Over the last four years, California almond shipments to China about tripled; from 46 million pounds in 2007 to 133 million pounds in 2009. Shipments in the first four months of 2010 totaled 102 million pounds.
India is the fourth-largest export market for California almonds. Indian people have a centuries-long tradition of giving almonds to children and pregnant women, plus gifting almonds during festive occasions.
“Three specific areas of potential for this (Indian) market include the increasingly modern retail outlet with more packaged and convenience foods; developing the food-processing sector; and changing consumer trends to increase almond demand.
Emerging global markets
Other global emerging markets for California almonds include Russia, Brazil, and Southeast Asia. The world needs more almonds, Mason proclaimed, as a source of a healthier diet worldwide.

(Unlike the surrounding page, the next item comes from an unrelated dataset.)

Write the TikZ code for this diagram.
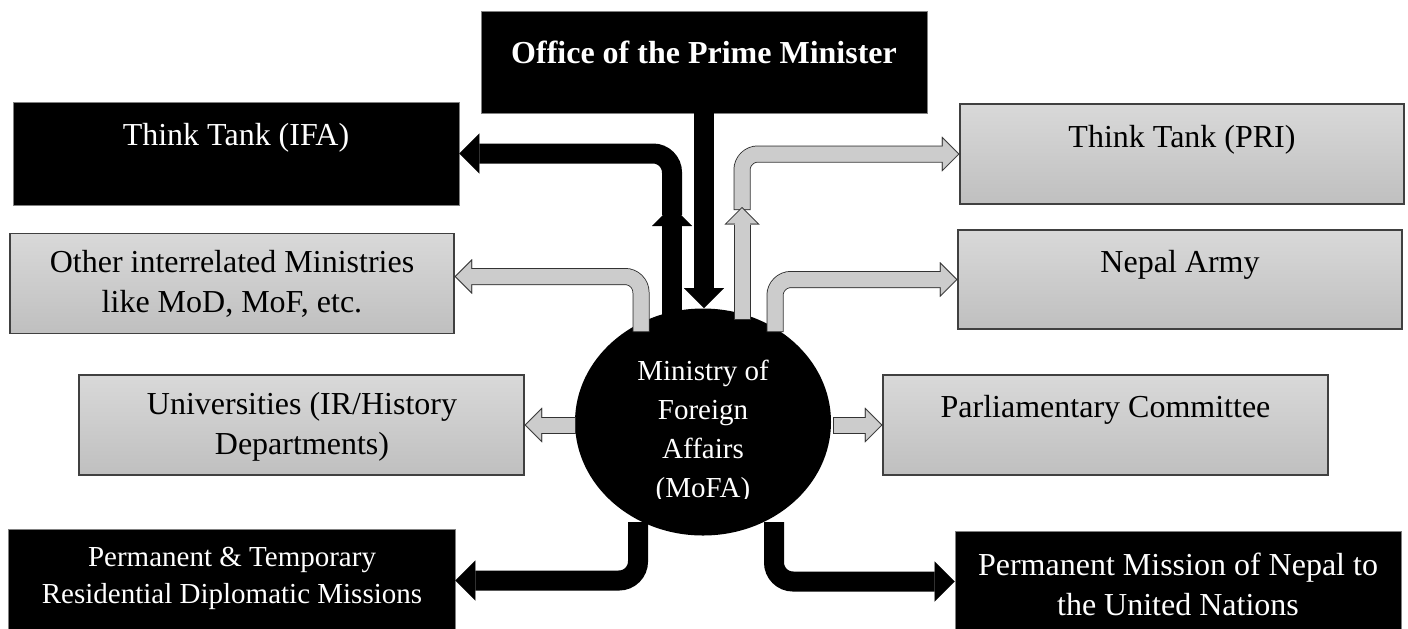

“As obesity has become more prevalent around the world, consumers are looking for healthier snacks,” said Mason. “Almonds are a perfect solution to fill that need. Our goal, while lofty, is to obtain globally the same level of awareness and consumer knowledge as we currently enjoy in North America where 87 percent of consumers rate almonds as good or excellent in nutrition. That is staggering. That is our goal globally. We have our work cut out for us.”
Waycott tossed laurels on the ABC’s 60th anniversary achievement, amid the conference theme “Growing Advantage – Leadership through Research.”
Waycott said, “We have discovered who we are as an industry, what we are as a product, what we signify to our consumers, and have established the defining role we must play in the dietary best practice of tomorrow. We have expended the time and efforts to be true to ourselves and have created an agricultural industry unlike any other.”
Research has shaped the almond industry over the six decades. “Research is knowledge and knowledge is power,” said Waycott. Research has provided the almond industry with a distinct growing advantage, “progressing from a good-to-great performance to innovate ahead of its competitors.”
Waycott became the ABC prexy in 2002. He has 25 years of food industry experience, including overseas with Cargill in Brazil and with food processing and consumer products industries in Venezuela.
Key to the ABC’s success is funding through the current 3-cent-per-pound grower assessment, which Waycott says has delivered significant advantages to the California almond industry.
“Whether you are a scientist at heart or don’t possess an investigative bone in your body, the foundation of research which you (growers) have funded over these many years with many millions of your hard-earned dollars is allowing this industry to create advantage every day; an advantage that will provide for our future,” Waycott said.
California almond growers produce 100 percent of the U.S. crop; supplying 100 percent of the domestic market, and 80 percent of the world almond market.
The Almond Board of California administers a grower-enacted U.S. federally-mandated marketing order under the supervision of the USDA.